Repeat, please, only the lines from the top of the data down to the line with "const aseerHi95 = [2950, 4800, 7200, 10200, 13500, 17000];"; include both of those lines.

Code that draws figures
------

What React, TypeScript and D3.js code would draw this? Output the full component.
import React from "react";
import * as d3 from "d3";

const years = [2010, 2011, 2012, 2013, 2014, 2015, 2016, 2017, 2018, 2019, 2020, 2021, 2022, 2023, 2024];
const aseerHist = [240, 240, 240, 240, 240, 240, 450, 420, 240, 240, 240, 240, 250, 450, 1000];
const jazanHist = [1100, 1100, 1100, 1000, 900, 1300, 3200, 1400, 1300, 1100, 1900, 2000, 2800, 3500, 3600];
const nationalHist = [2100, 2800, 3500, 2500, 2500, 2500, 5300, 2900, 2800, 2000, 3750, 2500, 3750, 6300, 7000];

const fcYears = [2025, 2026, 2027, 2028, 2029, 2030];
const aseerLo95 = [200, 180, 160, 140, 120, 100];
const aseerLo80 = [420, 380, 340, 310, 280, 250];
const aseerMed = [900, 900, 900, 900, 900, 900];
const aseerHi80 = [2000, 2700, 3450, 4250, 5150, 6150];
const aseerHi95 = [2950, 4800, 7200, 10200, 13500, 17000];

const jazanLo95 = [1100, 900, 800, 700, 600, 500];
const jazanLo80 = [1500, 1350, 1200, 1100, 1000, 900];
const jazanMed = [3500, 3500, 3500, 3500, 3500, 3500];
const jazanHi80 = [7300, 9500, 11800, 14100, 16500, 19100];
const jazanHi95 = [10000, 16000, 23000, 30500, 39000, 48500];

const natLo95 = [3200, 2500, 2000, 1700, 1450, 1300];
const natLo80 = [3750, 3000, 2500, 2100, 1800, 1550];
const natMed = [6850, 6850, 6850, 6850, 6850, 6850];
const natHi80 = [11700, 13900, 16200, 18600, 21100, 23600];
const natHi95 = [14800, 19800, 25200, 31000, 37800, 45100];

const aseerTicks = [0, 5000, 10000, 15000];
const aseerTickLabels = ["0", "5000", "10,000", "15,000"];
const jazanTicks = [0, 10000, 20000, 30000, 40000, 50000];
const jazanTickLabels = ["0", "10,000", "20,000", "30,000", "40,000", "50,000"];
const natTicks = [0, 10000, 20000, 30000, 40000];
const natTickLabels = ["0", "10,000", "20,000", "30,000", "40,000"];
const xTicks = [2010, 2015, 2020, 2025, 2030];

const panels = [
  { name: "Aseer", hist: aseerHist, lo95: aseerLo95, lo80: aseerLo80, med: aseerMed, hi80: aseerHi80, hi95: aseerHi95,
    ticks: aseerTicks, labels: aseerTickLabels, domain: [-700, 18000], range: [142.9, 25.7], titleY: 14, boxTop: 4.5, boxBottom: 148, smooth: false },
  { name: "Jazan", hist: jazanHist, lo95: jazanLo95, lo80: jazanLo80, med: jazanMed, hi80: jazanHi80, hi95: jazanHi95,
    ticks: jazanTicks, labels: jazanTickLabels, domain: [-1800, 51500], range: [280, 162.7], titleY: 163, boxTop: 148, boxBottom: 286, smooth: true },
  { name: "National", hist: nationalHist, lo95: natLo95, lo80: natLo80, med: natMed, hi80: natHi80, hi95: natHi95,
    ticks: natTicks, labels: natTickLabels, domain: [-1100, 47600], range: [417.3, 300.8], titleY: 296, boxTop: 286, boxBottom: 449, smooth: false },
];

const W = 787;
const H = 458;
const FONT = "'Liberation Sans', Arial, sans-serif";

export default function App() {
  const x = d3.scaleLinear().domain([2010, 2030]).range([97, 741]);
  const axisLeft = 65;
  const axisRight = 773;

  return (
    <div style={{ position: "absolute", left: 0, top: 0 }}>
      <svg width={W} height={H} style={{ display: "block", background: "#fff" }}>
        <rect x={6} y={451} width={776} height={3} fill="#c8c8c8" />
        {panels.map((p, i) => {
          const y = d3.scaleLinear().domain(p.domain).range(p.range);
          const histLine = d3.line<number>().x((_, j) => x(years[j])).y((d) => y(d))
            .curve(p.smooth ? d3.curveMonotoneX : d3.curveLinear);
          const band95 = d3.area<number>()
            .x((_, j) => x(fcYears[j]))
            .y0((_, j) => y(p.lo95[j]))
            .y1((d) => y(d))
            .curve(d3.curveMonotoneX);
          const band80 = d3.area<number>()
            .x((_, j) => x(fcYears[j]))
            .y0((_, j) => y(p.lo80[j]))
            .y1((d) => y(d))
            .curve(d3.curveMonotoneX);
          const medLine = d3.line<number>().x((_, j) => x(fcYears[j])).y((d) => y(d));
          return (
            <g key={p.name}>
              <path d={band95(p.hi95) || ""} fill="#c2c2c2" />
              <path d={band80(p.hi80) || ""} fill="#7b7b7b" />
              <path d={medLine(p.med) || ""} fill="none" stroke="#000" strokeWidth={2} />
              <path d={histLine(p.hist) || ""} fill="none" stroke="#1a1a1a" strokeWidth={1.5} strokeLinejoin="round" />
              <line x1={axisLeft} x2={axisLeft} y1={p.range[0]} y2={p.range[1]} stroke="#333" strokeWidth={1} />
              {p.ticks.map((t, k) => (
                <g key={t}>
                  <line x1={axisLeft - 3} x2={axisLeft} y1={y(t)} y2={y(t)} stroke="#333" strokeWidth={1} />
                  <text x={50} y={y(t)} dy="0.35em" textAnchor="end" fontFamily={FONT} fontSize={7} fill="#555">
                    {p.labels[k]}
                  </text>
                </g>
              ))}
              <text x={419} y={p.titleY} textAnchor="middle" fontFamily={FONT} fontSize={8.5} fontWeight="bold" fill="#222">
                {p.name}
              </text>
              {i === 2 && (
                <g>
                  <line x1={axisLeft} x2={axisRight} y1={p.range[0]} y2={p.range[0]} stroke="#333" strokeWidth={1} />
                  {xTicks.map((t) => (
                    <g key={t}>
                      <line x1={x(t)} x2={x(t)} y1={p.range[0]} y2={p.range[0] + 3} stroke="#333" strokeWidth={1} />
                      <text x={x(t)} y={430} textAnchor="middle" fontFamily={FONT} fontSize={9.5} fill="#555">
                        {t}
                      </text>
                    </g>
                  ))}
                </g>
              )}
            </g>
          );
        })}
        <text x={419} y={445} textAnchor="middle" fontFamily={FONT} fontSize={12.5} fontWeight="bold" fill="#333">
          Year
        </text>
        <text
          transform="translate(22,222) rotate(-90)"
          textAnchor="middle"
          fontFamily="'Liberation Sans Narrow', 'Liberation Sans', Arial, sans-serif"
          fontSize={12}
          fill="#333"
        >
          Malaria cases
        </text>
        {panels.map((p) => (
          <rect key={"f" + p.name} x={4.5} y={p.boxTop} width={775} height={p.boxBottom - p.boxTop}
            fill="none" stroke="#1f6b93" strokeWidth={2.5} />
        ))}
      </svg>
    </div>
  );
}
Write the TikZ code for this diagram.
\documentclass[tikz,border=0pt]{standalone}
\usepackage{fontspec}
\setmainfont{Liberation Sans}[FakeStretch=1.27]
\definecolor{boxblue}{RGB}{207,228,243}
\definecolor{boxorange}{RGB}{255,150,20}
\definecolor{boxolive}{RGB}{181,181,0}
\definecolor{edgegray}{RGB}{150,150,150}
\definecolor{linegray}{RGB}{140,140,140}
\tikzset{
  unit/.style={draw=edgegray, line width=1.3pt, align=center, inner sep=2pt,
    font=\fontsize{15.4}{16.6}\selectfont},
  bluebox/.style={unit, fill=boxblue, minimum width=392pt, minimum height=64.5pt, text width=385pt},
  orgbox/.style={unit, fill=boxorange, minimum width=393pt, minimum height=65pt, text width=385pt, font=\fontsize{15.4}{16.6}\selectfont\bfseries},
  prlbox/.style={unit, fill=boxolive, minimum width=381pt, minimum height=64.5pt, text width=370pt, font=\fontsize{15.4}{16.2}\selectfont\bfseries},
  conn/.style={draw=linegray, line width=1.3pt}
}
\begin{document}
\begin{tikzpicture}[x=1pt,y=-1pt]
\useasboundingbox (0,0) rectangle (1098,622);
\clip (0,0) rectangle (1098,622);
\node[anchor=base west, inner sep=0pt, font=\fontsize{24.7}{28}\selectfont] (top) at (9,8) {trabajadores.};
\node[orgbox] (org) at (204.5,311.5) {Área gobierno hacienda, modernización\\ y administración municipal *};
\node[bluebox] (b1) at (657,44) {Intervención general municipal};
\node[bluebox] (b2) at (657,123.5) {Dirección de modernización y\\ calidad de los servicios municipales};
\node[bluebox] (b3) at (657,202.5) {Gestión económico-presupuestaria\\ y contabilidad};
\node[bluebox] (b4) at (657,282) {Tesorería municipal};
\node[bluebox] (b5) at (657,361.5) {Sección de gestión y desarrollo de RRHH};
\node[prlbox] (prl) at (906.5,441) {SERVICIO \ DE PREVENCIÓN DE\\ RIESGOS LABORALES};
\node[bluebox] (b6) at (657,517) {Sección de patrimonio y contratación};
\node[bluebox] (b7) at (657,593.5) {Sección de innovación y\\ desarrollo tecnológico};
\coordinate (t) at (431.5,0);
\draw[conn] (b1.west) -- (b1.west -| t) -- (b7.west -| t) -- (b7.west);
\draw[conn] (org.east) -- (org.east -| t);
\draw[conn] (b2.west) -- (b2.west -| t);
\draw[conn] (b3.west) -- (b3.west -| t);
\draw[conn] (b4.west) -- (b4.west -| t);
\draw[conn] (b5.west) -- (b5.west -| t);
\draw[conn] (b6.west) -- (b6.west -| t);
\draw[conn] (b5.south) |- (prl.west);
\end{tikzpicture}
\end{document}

------

• **THE RESPONSE**:
What React, TypeScript and D3.js code would draw this? Output the full component.
import React from "react";
import * as d3 from "d3";

const years = [2010, 2011, 2012, 2013, 2014, 2015, 2016, 2017, 2018, 2019, 2020, 2021, 2022, 2023, 2024];
const aseerHist = [240, 240, 240, 240, 240, 240, 450, 420, 240, 240, 240, 240, 250, 450, 1000];
const jazanHist = [1100, 1100, 1100, 1000, 900, 1300, 3200, 1400, 1300, 1100, 1900, 2000, 2800, 3500, 3600];
const nationalHist = [2100, 2800, 3500, 2500, 2500, 2500, 5300, 2900, 2800, 2000, 3750, 2500, 3750, 6300, 7000];

const fcYears = [2025, 2026, 2027, 2028, 2029, 2030];
const aseerLo95 = [200, 180, 160, 140, 120, 100];
const aseerLo80 = [420, 380, 340, 310, 280, 250];
const aseerMed = [900, 900, 900, 900, 900, 900];
const aseerHi80 = [2000, 2700, 3450, 4250, 5150, 6150];
const aseerHi95 = [2950, 4800, 7200, 10200, 13500, 17000];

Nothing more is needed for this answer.